***** Provided data

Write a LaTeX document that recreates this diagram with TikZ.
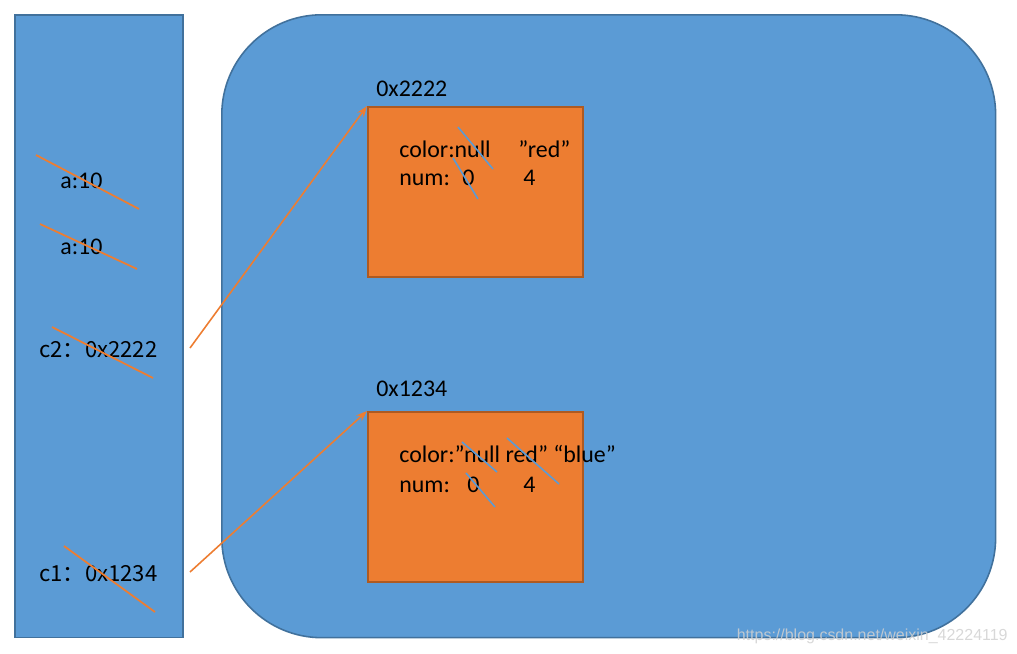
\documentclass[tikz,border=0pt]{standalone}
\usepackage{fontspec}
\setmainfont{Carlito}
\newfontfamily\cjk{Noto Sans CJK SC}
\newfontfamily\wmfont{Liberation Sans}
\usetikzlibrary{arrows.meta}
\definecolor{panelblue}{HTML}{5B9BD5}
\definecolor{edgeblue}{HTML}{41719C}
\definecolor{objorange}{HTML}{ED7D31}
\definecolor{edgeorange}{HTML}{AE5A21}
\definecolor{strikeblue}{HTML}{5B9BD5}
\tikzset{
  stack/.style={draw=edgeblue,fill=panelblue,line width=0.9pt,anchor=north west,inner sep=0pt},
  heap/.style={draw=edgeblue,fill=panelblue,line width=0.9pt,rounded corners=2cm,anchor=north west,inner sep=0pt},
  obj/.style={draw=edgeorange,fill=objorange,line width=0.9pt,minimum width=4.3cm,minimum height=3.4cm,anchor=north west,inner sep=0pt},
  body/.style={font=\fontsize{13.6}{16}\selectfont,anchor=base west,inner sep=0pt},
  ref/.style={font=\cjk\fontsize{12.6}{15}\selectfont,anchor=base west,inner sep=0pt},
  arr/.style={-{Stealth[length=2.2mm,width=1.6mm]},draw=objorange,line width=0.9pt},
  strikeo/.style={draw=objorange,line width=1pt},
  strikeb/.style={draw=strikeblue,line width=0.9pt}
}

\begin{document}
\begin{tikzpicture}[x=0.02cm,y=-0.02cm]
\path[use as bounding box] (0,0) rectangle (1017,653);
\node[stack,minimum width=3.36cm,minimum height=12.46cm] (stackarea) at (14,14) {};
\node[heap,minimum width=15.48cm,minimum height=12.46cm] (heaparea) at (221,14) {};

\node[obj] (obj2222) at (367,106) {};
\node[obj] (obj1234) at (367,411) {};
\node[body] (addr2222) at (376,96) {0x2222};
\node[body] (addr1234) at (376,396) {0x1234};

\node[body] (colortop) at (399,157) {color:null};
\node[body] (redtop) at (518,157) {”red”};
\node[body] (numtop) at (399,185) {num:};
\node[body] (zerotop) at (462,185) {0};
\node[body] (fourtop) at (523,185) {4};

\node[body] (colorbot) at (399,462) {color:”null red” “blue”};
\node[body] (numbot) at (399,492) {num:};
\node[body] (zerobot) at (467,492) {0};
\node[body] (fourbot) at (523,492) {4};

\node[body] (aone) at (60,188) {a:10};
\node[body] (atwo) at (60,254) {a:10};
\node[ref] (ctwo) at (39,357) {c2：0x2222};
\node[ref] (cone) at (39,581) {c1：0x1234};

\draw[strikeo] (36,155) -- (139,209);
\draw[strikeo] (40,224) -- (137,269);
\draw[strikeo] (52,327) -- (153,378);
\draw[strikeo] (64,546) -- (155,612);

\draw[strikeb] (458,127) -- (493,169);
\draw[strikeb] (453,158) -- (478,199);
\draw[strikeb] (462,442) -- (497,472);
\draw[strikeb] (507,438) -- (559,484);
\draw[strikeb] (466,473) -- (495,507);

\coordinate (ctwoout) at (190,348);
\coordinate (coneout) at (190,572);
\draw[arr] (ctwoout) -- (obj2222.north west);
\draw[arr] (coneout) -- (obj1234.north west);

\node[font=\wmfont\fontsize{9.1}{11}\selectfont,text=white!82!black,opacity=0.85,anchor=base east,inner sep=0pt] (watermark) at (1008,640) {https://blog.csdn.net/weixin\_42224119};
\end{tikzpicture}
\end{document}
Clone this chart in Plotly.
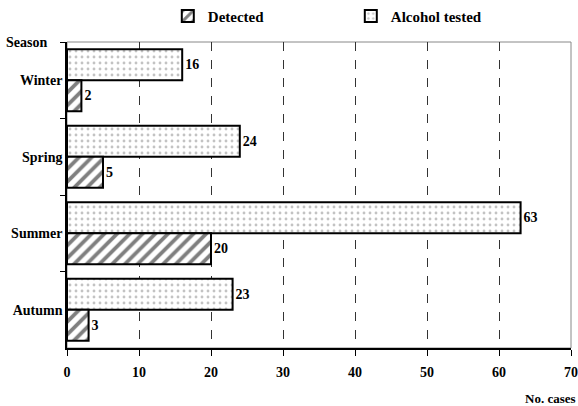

**********

- _Problem_
Leave out the pictures and give the listing above again exactly.

- _Complete response_
Write a LaTeX document that recreates this diagram with TikZ.
\documentclass[tikz,border=0pt]{standalone}
\usepackage{fontspec}
\setmainfont{Carlito}
\newfontfamily\cjk{Noto Sans CJK SC}
\newfontfamily\wmfont{Liberation Sans}
\usetikzlibrary{arrows.meta}
\definecolor{panelblue}{HTML}{5B9BD5}
\definecolor{edgeblue}{HTML}{41719C}
\definecolor{objorange}{HTML}{ED7D31}
\definecolor{edgeorange}{HTML}{AE5A21}
\definecolor{strikeblue}{HTML}{5B9BD5}
\tikzset{
  stack/.style={draw=edgeblue,fill=panelblue,line width=0.9pt,anchor=north west,inner sep=0pt},
  heap/.style={draw=edgeblue,fill=panelblue,line width=0.9pt,rounded corners=2cm,anchor=north west,inner sep=0pt},
  obj/.style={draw=edgeorange,fill=objorange,line width=0.9pt,minimum width=4.3cm,minimum height=3.4cm,anchor=north west,inner sep=0pt},
  body/.style={font=\fontsize{13.6}{16}\selectfont,anchor=base west,inner sep=0pt},
  ref/.style={font=\cjk\fontsize{12.6}{15}\selectfont,anchor=base west,inner sep=0pt},
  arr/.style={-{Stealth[length=2.2mm,width=1.6mm]},draw=objorange,line width=0.9pt},
  strikeo/.style={draw=objorange,line width=1pt},
  strikeb/.style={draw=strikeblue,line width=0.9pt}
}

\begin{document}
\begin{tikzpicture}[x=0.02cm,y=-0.02cm]
\path[use as bounding box] (0,0) rectangle (1017,653);
\node[stack,minimum width=3.36cm,minimum height=12.46cm] (stackarea) at (14,14) {};
\node[heap,minimum width=15.48cm,minimum height=12.46cm] (heaparea) at (221,14) {};

\node[obj] (obj2222) at (367,106) {};
\node[obj] (obj1234) at (367,411) {};
\node[body] (addr2222) at (376,96) {0x2222};
\node[body] (addr1234) at (376,396) {0x1234};

\node[body] (colortop) at (399,157) {color:null};
\node[body] (redtop) at (518,157) {”red”};
\node[body] (numtop) at (399,185) {num:};
\node[body] (zerotop) at (462,185) {0};
\node[body] (fourtop) at (523,185) {4};

\node[body] (colorbot) at (399,462) {color:”null red” “blue”};
\node[body] (numbot) at (399,492) {num:};
\node[body] (zerobot) at (467,492) {0};
\node[body] (fourbot) at (523,492) {4};

\node[body] (aone) at (60,188) {a:10};
\node[body] (atwo) at (60,254) {a:10};
\node[ref] (ctwo) at (39,357) {c2：0x2222};
\node[ref] (cone) at (39,581) {c1：0x1234};

\draw[strikeo] (36,155) -- (139,209);
\draw[strikeo] (40,224) -- (137,269);
\draw[strikeo] (52,327) -- (153,378);
\draw[strikeo] (64,546) -- (155,612);

\draw[strikeb] (458,127) -- (493,169);
\draw[strikeb] (453,158) -- (478,199);
\draw[strikeb] (462,442) -- (497,472);
\draw[strikeb] (507,438) -- (559,484);
\draw[strikeb] (466,473) -- (495,507);

\coordinate (ctwoout) at (190,348);
\coordinate (coneout) at (190,572);
\draw[arr] (ctwoout) -- (obj2222.north west);
\draw[arr] (coneout) -- (obj1234.north west);

\node[font=\wmfont\fontsize{9.1}{11}\selectfont,text=white!82!black,opacity=0.85,anchor=base east,inner sep=0pt] (watermark) at (1008,640) {https://blog.csdn.net/weixin\_42224119};
\end{tikzpicture}
\end{document}
Clone this chart in Plotly.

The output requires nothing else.